Good work! I will try to read and understand what you are doing.

On Tue, Mar 30, 2021 at 1:45 PM LIyong.Guo @.***> wrote:

@.**** commented on this pull request.

In egs/librispeech/asr/nnlm/main.py https://github.com/k2-fsa/snowfall/pull/139#discussion_r603797150:

+###############################################################################

+# Load data

+###############################################################################

+corpus = data.Corpus(args.data)

+# Starting from sequential data, batchify arranges the dataset into columns.

+# For instance, with the alphabet as the sequence and batch size 4, we'd get

+# ┌ a g m s ┐

+# │ b h n t │

+# │ c i o u │

+# │ d j p v │

+# │ e k q w │

+# └ f l r x ┘.

+# These columns are treated as independent by the model, which means that the

+# dependence of e. g. 'g' on 'f' can not be learned, but allows more efficient

No, training text is not treated as a long sequence. I have modified the data preparation method so that each piece of text is treated independently. Sorry to forget to delete these unrelated original comments. By the way, I am refactoring the training pipeline according these reviews. Temporarily, a new dataset class is located here https://github.com/glynpu/snowfall/blob/88e0d49d559860134bfdf244b38bf25c84fa2c56/egs/librispeech/asr/nnlm/local/dataset.py#L51, which handle training text one by one and then batchfy them independtly in CollateFunc https://github.com/glynpu/snowfall/blob/88e0d49d559860134bfdf244b38bf25c84fa2c56/egs/librispeech/asr/nnlm/local/dataset.py#L15 .

    with open(text_file, 'r') as f:

        # a line represent a piece of text, e.g.

        # DELAWARE IS NOT AFRAID OF DOGS

        for line in f:

            text = line.strip().split()

            assert len(text) > 0

            text_id = self.text2id(text)

            # token_id format:

            # <bos_id> token_id token_id token_id *** <eos_id>

            token_id = self.text_id2token_id(text_id)

            self.data.append(token_id)

— You are receiving this because you were mentioned. Reply to this email directly, view it on GitHub https://github.com/k2-fsa/snowfall/pull/139#discussion_r603797150, or unsubscribe https://github.com/notifications/unsubscribe-auth/AAZFLO7VKW4C76RZ4LSJVR3TGFQOTANCNFSM4ZZGJHRQ .

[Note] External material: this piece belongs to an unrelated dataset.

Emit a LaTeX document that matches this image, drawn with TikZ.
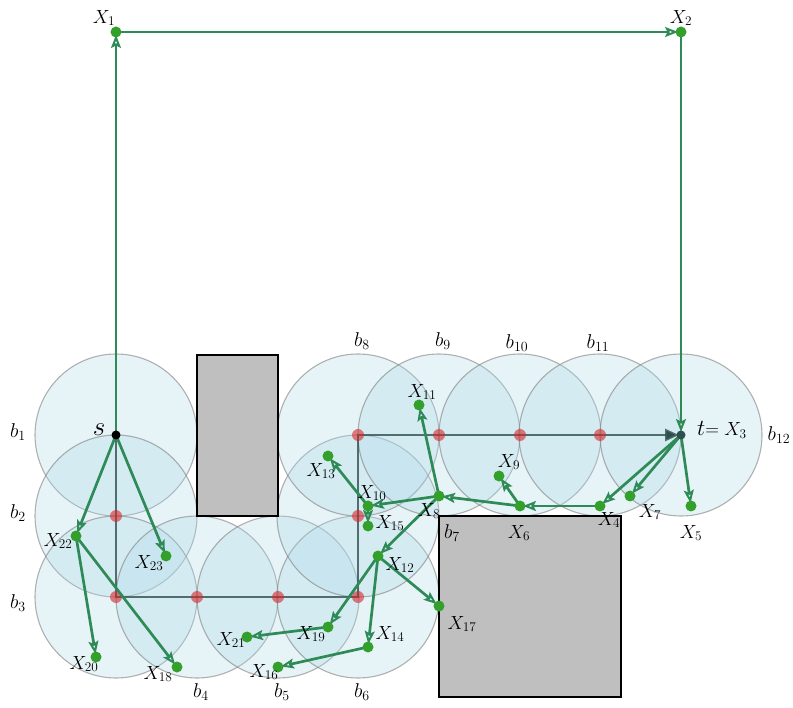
\RequirePackage{fix-cm}
\documentclass[tikz,border=0pt]{standalone}
\usetikzlibrary{arrows.meta}
\definecolor{lb}{HTML}{ADD8E6}
\definecolor{sg}{HTML}{2E8B57}
\definecolor{ptg}{HTML}{33A02C}
\definecolor{wpred}{HTML}{D62728}
\definecolor{pathc}{HTML}{2F4F4F}
\begin{document}
\begin{tikzpicture}[x=1pt,y=-1pt,
  ball/.style={draw=gray, draw opacity=0.6, line width=1.1pt, fill=lb, fill opacity=0.3},
  obst/.style={draw=black, line width=1.1pt, fill=black!25},
  pathline/.style={draw=pathc, draw opacity=0.8, line width=2.8pt},
  edge/.style={draw=sg, line width=2.7pt, -{Stealth[open, length=13pt, width=10pt, inset=2.5pt, line width=2pt]}, shorten >=3pt},
  gdot/.style={circle, fill=ptg, inner sep=0pt, minimum size=11pt},
  rdot/.style={circle, fill=wpred, fill opacity=0.6, inner sep=0pt, minimum size=12pt},
  lab/.style={inner sep=0pt, font=\fontsize{19}{22}\selectfont},
  blab/.style={inner sep=0pt, font=\fontsize{20}{23}\selectfont}
]
\useasboundingbox (0,0) rectangle (793,708);
% balls
\foreach \x/\y in {116/435,116/516,116/597,197/597,278/597,358/597,358/516,358/435,439/435,520/435,600/435,681/435}
  \draw[ball] (\x,\y) circle[radius=81];
% obstacles
\draw[obst] (197,355) rectangle (278,516);
\draw[obst] (439,516) rectangle (621,697);
% ball labels
\node[blab] (b1) at (18,432) {$b_1$};
\node[blab] (b2) at (18,513) {$b_2$};
\node[blab] (b3) at (18,603) {$b_3$};
\node[blab] (b4) at (201,692) {$b_4$};
\node[blab] (b5) at (282,692) {$b_5$};
\node[blab] (b6) at (362,692) {$b_6$};
\node[blab] (b7) at (452,533) {$b_7$};
\node[blab] (b8) at (362,341) {$b_8$};
\node[blab] (b9) at (443,341) {$b_9$};
\node[blab] (b10) at (517,343) {$b_{10}$};
\node[blab] (b11) at (598,343) {$b_{11}$};
\node[blab] (b12) at (779,435) {$b_{12}$};
% waypoints
\coordinate (s) at (116,435);
\coordinate (t) at (681,435);
\coordinate (w1) at (116,516);
\coordinate (w2) at (116,597);
\coordinate (w3) at (197,597);
\coordinate (w4) at (278,597);
\coordinate (w5) at (358,597);
\coordinate (w6) at (358,516);
\coordinate (w7) at (358,435);
\coordinate (w8) at (439,435);
\coordinate (w9) at (520,435);
\coordinate (w10) at (600,435);
\draw[pathline] (s) -- (w1) -- (w2) -- (w3) -- (w4) -- (w5) -- (w6) -- (w7) -- (w8) -- (w9) -- (w10);
\draw[pathline, -{Triangle[length=14pt, width=12pt]}, shorten >=2pt] (w10) -- (t);
\foreach \w in {w1,w2,w3,w4,w5,w6,w7,w8,w9,w10}
  \node[rdot] at (\w) {};
% tree points
\coordinate (X1) at (116,32);
\coordinate (X2) at (681,32);
\coordinate (X3) at (681,435);
\coordinate (X4) at (600,506);
\coordinate (X5) at (691,506);
\coordinate (X6) at (520,506);
\coordinate (X7) at (630,496);
\coordinate (X8) at (439,496);
\coordinate (X9) at (499,476);
\coordinate (X10) at (368,506);
\coordinate (X11) at (419,405);
\coordinate (X12) at (378,556);
\coordinate (X13) at (328,456);
\coordinate (X14) at (368,647);
\coordinate (X15) at (368,526);
\coordinate (X16) at (278,667);
\coordinate (X17) at (439,606);
\coordinate (X18) at (177,667);
\coordinate (X19) at (328,627);
\coordinate (X20) at (96,657);
\coordinate (X21) at (247,637);
\coordinate (X22) at (76,536);
\coordinate (X23) at (166,556);
% tree edges
\draw[edge] (s) -- (X1);
\draw[edge] (X1) -- (X2);
\draw[edge] (X2) -- (X3);
\draw[edge] (X3) -- (X4);
\draw[edge] (X3) -- (X5);
\draw[edge] (X3) -- (X7);
\draw[edge] (X4) -- (X6);
\draw[edge] (X6) -- (X9);
\draw[edge] (X6) -- (X8);
\draw[edge] (X8) -- (X11);
\draw[edge] (X8) -- (X10);
\draw[edge] (X10) -- (X13);
\draw[edge] (X10) -- (X15);
\draw[edge] (X8) -- (X12);
\draw[edge] (X12) -- (X17);
\draw[edge] (X12) -- (X19);
\draw[edge] (X12) -- (X14);
\draw[edge] (X14) -- (X16);
\draw[edge] (X19) -- (X21);
\draw[edge] (s) -- (X22);
\draw[edge] (s) -- (X23);
\draw[edge] (X22) -- (X20);
\draw[edge] (X22) -- (X18);
% dots
\foreach \p in {X1,X2,X4,X5,X6,X7,X8,X9,X10,X11,X12,X13,X14,X15,X16,X17,X18,X19,X20,X21,X22,X23}
  \node[gdot] at (\p) {};
\node[circle, fill=black, inner sep=0pt, minimum size=9pt] (sdot) at (s) {};
\node[circle, fill=pathc, inner sep=0pt, minimum size=9pt] (tdot) at (t) {};
% labels
\node[inner sep=0pt, font=\fontsize{27}{30}\selectfont] (ls) at (99,430) {$s$};
\node[inner sep=0pt, anchor=west] (lt) at (697,430) {\fontsize{23}{26}\selectfont$t$\fontsize{19}{22}\selectfont$=X_3$};
\node[lab] (l1) at (104,18) {$X_1$};
\node[lab] (l2) at (681,18) {$X_2$};
\node[lab] (l4) at (609,520) {$X_4$};
\node[lab] (l5) at (691,533) {$X_5$};
\node[lab] (l6) at (519,533) {$X_6$};
\node[lab] (l7) at (650,512) {$X_7$};
\node[lab] (l8) at (429,511) {$X_8$};
\node[lab] (l9) at (509,462) {$X_9$};
\node[lab] (l10) at (372,493) {$X_{10}$};
\node[lab] (l11) at (422,392) {$X_{11}$};
\node[lab] (l12) at (400,565) {$X_{12}$};
\node[lab] (l13) at (321,471) {$X_{13}$};
\node[lab] (l14) at (390,634) {$X_{14}$};
\node[lab] (l15) at (390,523) {$X_{15}$};
\node[lab] (l16) at (264,672) {$X_{16}$};
\node[lab] (l17) at (462,624) {$X_{17}$};
\node[lab] (l18) at (158,674) {$X_{18}$};
\node[lab] (l19) at (311,634) {$X_{19}$};
\node[lab] (l20) at (84,664) {$X_{20}$};
\node[lab] (l21) at (231,640) {$X_{21}$};
\node[lab] (l22) at (58,541) {$X_{22}$};
\node[lab] (l23) at (149,563) {$X_{23}$};
\end{tikzpicture}
\end{document}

danpovey avatar Mar 30 '21 05:03 danpovey

Something is not installed...

 ./run.sh 2&
[1] 73056
de-74279-k2-dev-2-0331181900-7b69767657-72fhf:nnlm: training tokenizer
Traceback (most recent call last):
  File "local/huggingface_tokenizer.py", line 12, in <module>
    from tokenizers import Tokenizer
ModuleNotFoundError: No module named 'tokenizers'

I don't know easy it is to set it up so things get installed automatically, or at least the user is told what to install?

danpovey avatar Apr 01 '21 04:04 danpovey

Something is not installed...

 ./run.sh 2&
[1] 73056
de-74279-k2-dev-2-0331181900-7b69767657-72fhf:nnlm: training tokenizer
Traceback (most recent call last):
  File "local/huggingface_tokenizer.py", line 12, in <module>
    from tokenizers import Tokenizer
ModuleNotFoundError: No module named 'tokenizers'

I don't know easy it is to set it up so things get installed automatically, or at least the user is told what to install?

A commit to handle this together with other known bugs will be submitted this afternoon.

glynpu avatar Apr 01 '21 04:04 glynpu

Something is not installed...

 ./run.sh 2&
[1] 73056
de-74279-k2-dev-2-0331181900-7b69767657-72fhf:nnlm: training tokenizer
Traceback (most recent call last):
  File "local/huggingface_tokenizer.py", line 12, in <module>
    from tokenizers import Tokenizer
ModuleNotFoundError: No module named 'tokenizers'

I don't know easy it is to set it up so things get installed automatically, or at least the user is told what to install?

@danpovey add statement to automatically install dependencies in run.sh

if [ $stage -eq -1 ]; then
  # env for experiment ../simple_v1 is expected to have been built.
  echo "Install extra dependencies"
  pip install -r requirements.txt
fi

Now I am still facing some converging issues. With several epochs, the ppl stuck around 1000. I am not sure where there are some critical unkown bugs or just because of unapproriate hype-parameters configuration.

glynpu avatar Apr 01 '21 12:04 glynpu